If the police seize control of the university, they can monitor / filter all traffic. The whole city can go dark.
I don't think that is true at all - at least not for the last 15 years.
Almost everyone co-located in HK is in a totally different physical location than the University (such as iAdvantage or HKCOLO, near LOHAS Park) and have independent connections outbound to the world.
We, for instance, are physically located inside HKCOLO and have a direct connection to he.net in Fremont, CA. If you traceroute rsync.net in Hong Kong, you typically don't leave he.net.
I'm not sure how seizure (or even shutdown) of the University would affect infrastructure at iAdvantage or HKCOLO or Dyxian, etc.
I feel that the monitoring of traffic is unlikely. To clarify, this is not about taking a pro-China side, but more on technical aspect. Most modern web traffic happens in some form of encryption (most commonly https/ssl) and some are end-to-end encrypted (various messenger apps). Filtering is certainly possible/likely (just like the great firewall), but monitoring seems difficult (in the case of https traffic) or impossible (in the case of end-to-end encryption... hopefully impossible at least?). There'd have to be hardware-level/low-level trojans planted in individual devices to make that possible. Which isn't to say it's unlikely (from what we've heard in the past few years), but only that it's unlikely to happen with just a hostage of HKIX.

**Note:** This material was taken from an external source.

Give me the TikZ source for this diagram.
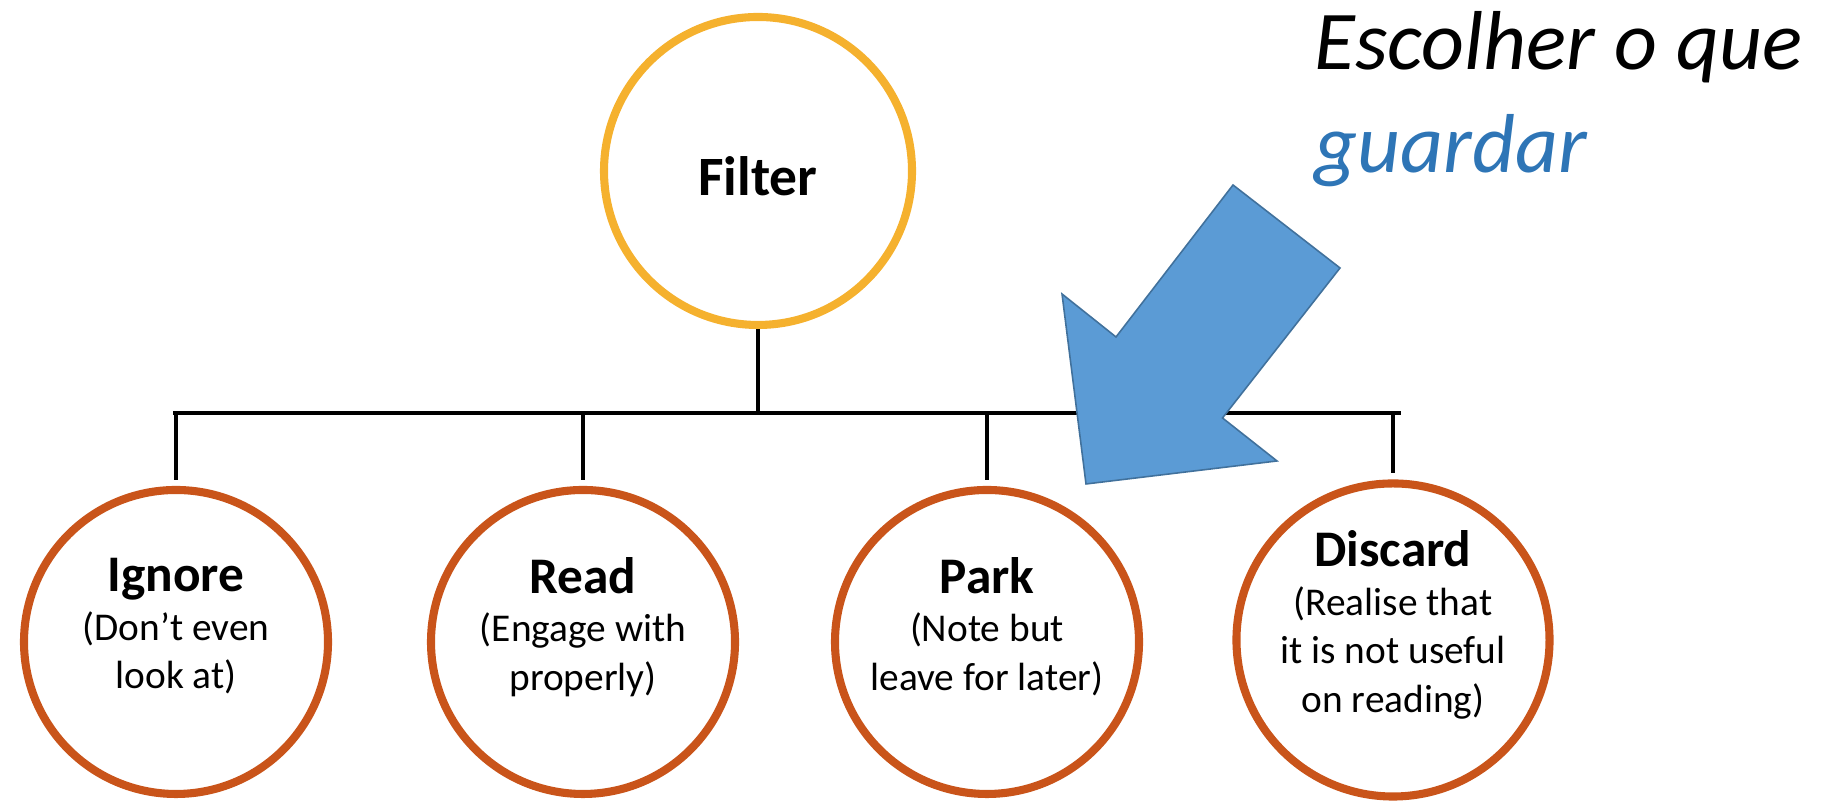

https://tw.news.yahoo.com/%E6%B8%AF%E8%AD%A6%E6%94%BB%E4%B8%...
Of course explicitly controlling it and manipulating it is a bit different.
This is probably a better article than the Wikipedia:
https://www.scmp.com/news/hong-kong/article/1269773/hong-kon...
https://tw.news.yahoo.com/%E6%B8%AF%E8%AD%A6%E6%94%BB%E4%B8%...
HN shouldn't be fueling this kind of unsubstantiated speculation.